Let me add two more links. Japan points to China's rise as a cause of worry and points to their alliance with America as important:

Japan's Defense Ministry stressed the importance of U.S. military forces in Japan and cast a wary eye on China's military expansion in an annual report Friday, as diplomatic tensions with China rose following a collision near disputed islands.

In one sentence, this gets to the point of why I think we need to maintain our power in the western Pacific in order to bolster allies in the region who wish to oppose Chinese ambitions.

And here, Gordon Chang boldly predicts China's economic progress will reverse and that Japan will reclaim the number two GDP position.

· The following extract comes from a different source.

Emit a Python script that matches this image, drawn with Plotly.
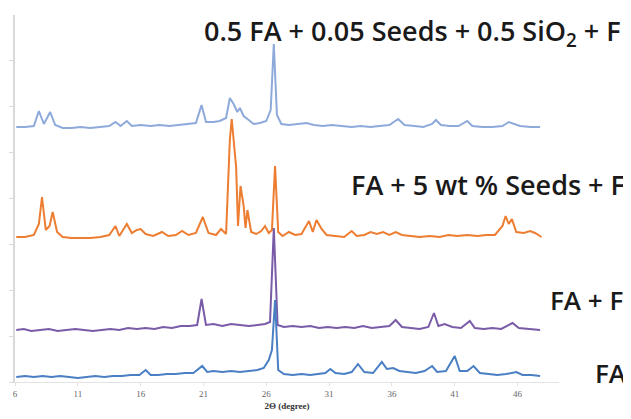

So don't panic about China. Address our weaknesses, to be sure. I don't mean to sound complacent. But China is a challenge and not a steamroller destined to swamp us. We do need to worry about the potential military power of even a third place China. In time, that kind of economic power will allow China to become a major power in east Asia. Remember that Japan in 1941-1945 posed quite a military challenge despite the fact that our GDP at the beginning of the war was about ten times that of Japan's. China with a GDP a third of ours will be a force to be reckoned with.

And heck, who knows, China might, as the result of economic progress that is creating a middle class--as we've hoped for close to two decades now--actually evolve into a more representative government that values getting along with us and prospering more than they value regaining their position as the middle kingdom at the center of the world.